Mostly Python is preferred for all types of data science applications, whereas time R programming is preferred in the cases of high or complex data applications. Python is easier to learn and has less learning curve, whereas R has a deep learning curve. Python is mostly preferred in all cases, a general-purpose programming language, and can be found in many applications other than Data Science. R is mostly seen in the Data Science area, only used separately for data analysis in standalone servers or computing.

Part 2 – Data Science Interview Questions (Advanced)

Let us now have a look at the advanced Interview Questions:

Q3. Why is data cleaning essential in Data Science?

Answers:

Data cleaning is more important in Data Science because the data analysis outcomes come from the existing data where useless or unimportant need to be cleaned periodically when not required. This ensures the data reliability & accuracy, and memory is freed up. Data cleaning reduces data redundancy and gives good results in data analysis where some large customer information exists and should be cleaned periodically. Businesses like e-commerce, retail, and government organizations contain large customer transaction information which is outdated and needs to be cleaned.

Depending on the amount or size of data, suitable tools or methods should be used to clean the data from the database or big data environment. Different types of data exist in a data source, such as dirty data, clean data, mixed clean and dirty data, and sample clean data. Modern data science applications rely on the machine learning model, where the learner learns from the existing data. So, the existing data should always be clean and well-maintained to get sophisticated and good outcomes during the system’s optimization.

Q4. What is a Linear Regression in Data Science?

Answers:

These are the frequently asked Data Science Interview Questions in an interview. Linear Regression is a technique used in supervised machine learning, the algorithmic process in Data Science. This method is used for predictive analysis.

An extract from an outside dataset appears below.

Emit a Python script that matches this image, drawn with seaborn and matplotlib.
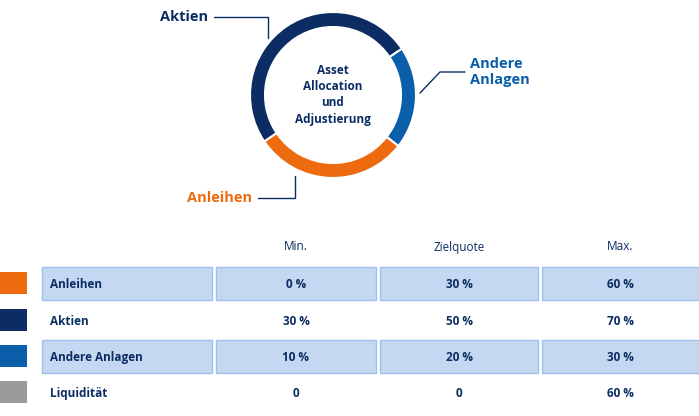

Predictive analytics is an area within Statistical Sciences where the existing information will be extracted and processed to predict trends and outcomes. The subject’s core lies in analyzing the existing context to predict an unknown event.

The Linear Regression method’s process predicts a variable called the target variable by making the best relationship between the dependent variable and an independent variable. Here the dependent variable is the outcome variable and the response variable, whereas the independent variable is the predictor or explanatory variable.

For example, in real life, depending on the expenses incurred in this financial year or monthly expenses, the predictions happen by calculating the approximate upcoming months or financial year expenses. In this method, the implementation can be done using a Python programming technique where the most important method is used in the Machine Learning technique under the area of Data Science. Linear regression, also called Regression analysis, comes under the Statistical Sciences area, integrated with Data Science.

Q5. What is A/B testing in Data Science?

Answers:

A/B testing is also called Bucket Testing or Split Testing. This is the method of comparing and testing two versions of systems or applications against each other to determine which version of the application performs better. This is important when multiple versions are shown to the customers or end-users to achieve the goals. In Data Science, this A/B testing is used to know which variable out of the existing two variables to optimize or increase the outcome of the goal. A/B testing is also called the Design of an Experiment. This testing helps establish a cause-and-effect relationship between the independent and dependent variables.

This testing is also simply a combination of design experimentation or statistical inference. Significance, Randomization, and Multiple Comparisons are the key elements of A/B testing. The significance is the term for the significance of statistical tests conducted. Randomization is the core component of the experimental design, where the variables will be balanced. Multiple comparisons are a way of comparing more variables in the case of customer interests that causes more false positives resulting in the requirement of correction in the confidence level of a seller in e-commerce.

A/B testing is an important one in the area of Data Science in predicting the outcomes.